PN will not be part of ‘sham’ environment debate – De Marco

Government's haste in rushing through landmark environmental laws is an insult to civil society and Parliament, the PN deputy leader says

PN deputy leader Mario de Marco lashed out at government's haste in pushing through laws before consulting civil society
PN deputy leader Mario de Marco lashed out at government's haste in pushing through laws before consulting civil society

PN deputy leader Mario de Marco today said the debate on the Environment Protection Bill as “an insult to civil society and Parliament because government does not want to listen to what the people have to say on the law.”

“The opposition will not be an accomplice in this travesty and in this sham of a debate,” de Marco said adding that the PN will not be participating in the debate unless government decides to postpone the debate.

Civil society was given just 24 hours to prepare for a consultation meeting and following harsh criticism, government made some concessions and the third reading of the three laws will be held after the summer recess while NGOs and individual citizens have until the end of this month to file written submissions on the proposed laws.

“What gall does government have to claim that it is a government that listens when it is ignoring civil society and the people?” de Marco asked.

In reference to government’s ostensible attempt to rush three landmark laws to effectively separate the ‘environment’ and ‘planning’ aspects of MEPA through parliament before the summer recess, de Marco said “this Parliamentary debate on the environmental law has more in common with the theatre of the absurd than with a theatre of democracy.”

“How can we hold a debate without first hearing what civil society has to say? We’re not here to speak on behalf of and represent ourselves but we were elected to represent the people. As such we must listen to what the people have to say on such an important law,” he said in a forceful speech.

The opposition deputy leader added that consultation process was only opened this week, which he said indicated government’s haste to close the debate as soon as possible.

Pointing out that only two government MPs were in the House as he was speaking, de Marco asked “what kind of debate does government want? What kind of consultation does government want to hold if the debate in Parliament will be over before civil society and the people can have their say?”

While saying that the creation of an environmental authority is not inherently wrong, de Marco argued that Malta’s peculiar characteristics meant that all development have an environmental impact and the construction lobby’s strong ties to government means that “every square inch is eyed for development.” 

“The environmental voice should be strengthened and not weakened within MEPA,” the PN deputy leader said.  

Noting that environmental NGOs were only informed in the eleventh hour about a Parliamentary committee meeting on the proposed laws, de Marco quoted the Aurhaus Convention which safeguards the right of civil society to participate in environmental decision-making process.

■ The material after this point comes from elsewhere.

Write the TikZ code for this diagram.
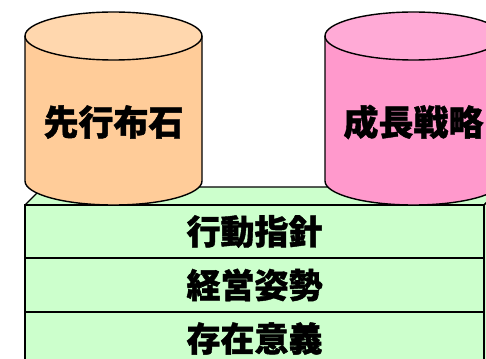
\documentclass[tikz,border=0pt]{standalone}
\usepackage{fontspec}
\newfontfamily\jp{Noto Sans CJK JP Black}[FakeBold=1.2]
\begin{document}
\begin{tikzpicture}[x=1pt,y=-1pt,line width=1.4pt,
  rowbox/.style={draw=black,fill=boxgreen,minimum width=459pt,minimum height=53pt,inner sep=0pt,outer sep=0pt,font=\jp\fontsize{34}{34}\selectfont},
  cyltext/.style={font=\jp\fontsize{35}{35}\selectfont,inner sep=0pt}]
\definecolor{boxgreen}{HTML}{CCFFCC}
\definecolor{peachbody}{HTML}{FFCC99}
\definecolor{peachtop}{HTML}{FFD7AE}
\definecolor{pinkbody}{HTML}{FF99CC}
\definecolor{pinktop}{HTML}{FFAAD6}
\useasboundingbox (0,0) rectangle (486,358);
% box top and side faces
\draw[fill=boxgreen,line join=round] (25,205) -- (43,187) -- (502,187) -- (484,205) -- cycle;
\draw[fill=boxgreen,line join=round] (484,205) -- (502,187) -- (502,347) -- (484,365) -- cycle;
% rows
\node[rowbox] (r1) at (254.5,231.5) {行動指針};
\node[rowbox] (r2) at (254.5,285) {経営姿勢};
\node[rowbox] (r3) at (254.5,338.5) {存在意義};
% cylinder 1
\fill[peachbody] (25,36) -- (25,181) arc[start angle=180,end angle=360,x radius=88.5pt,y radius=24pt] -- (202,36) -- cycle;
\draw (25,36) -- (25,181) arc[start angle=180,end angle=360,x radius=88.5pt,y radius=24pt] -- (202,36);
\draw[fill=peachtop] (113.5,36) ellipse[x radius=88.5pt,y radius=24pt];
\node[cyltext] (c1) at (113.5,122) {先行布石};
% cylinder 2
\fill[pinkbody] (325,36) -- (325,181) arc[start angle=180,end angle=360,x radius=88.5pt,y radius=24pt] -- (502,36) -- cycle;
\draw (325,36) -- (325,181) arc[start angle=180,end angle=360,x radius=88.5pt,y radius=24pt] -- (502,36);
\draw[fill=pinktop] (413.5,36) ellipse[x radius=88.5pt,y radius=24pt];
\node[cyltext] (c2) at (413.5,122) {成長戦略};
\end{tikzpicture}
\end{document}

The convention stipulates that arrangements are to be made by public authorities to enable the public and environmental non-governmental organisations to comment on, for example, proposals for projects affecting the environment, or plans and programmes relating to the environment.

Demerger will put environment on a par with development

Environment minister Leo Brincat speaking in Parliament
Environment minister Leo Brincat speaking in Parliament

Earlier, environment minister Leo Brincat insisted that he was “proud and honoured” to kick off the parliamentary debate on one of the key proposals in Labour’s “winning” electoral programme.

Underlining the importance of striking a balance between the environment and development, Brincat said the new Environment and Resources Authority will bridge the separation between the environment and development and play an important regulatory role.

Denying accusations that government was riding roughshod over civil society, he said that if the Bill tips the balance in favour of development it would have not waited thirty months to implement it. In reply to criticism over the ill-timed consultation process, the minister said that MPs will be discussing the laws at committee stage after the consultation process is over.

Insisting that the MEPA demerger will not relegate the environment to the second division, Brincat said that he was open to listen to civil society but warned that the “decisive government” would only listen to concrete proposals.

While acknowledging that the environment had never been so high up on the country’s agenda, Brincat said “this is not the end but it is the starting point of a process which will fulfill the aspirations of the country and all citizens.”

Insisting that the demerger would put the environment on a par with planning and development, Brincat said “for the first time Malta will have an autonomous environment authority.”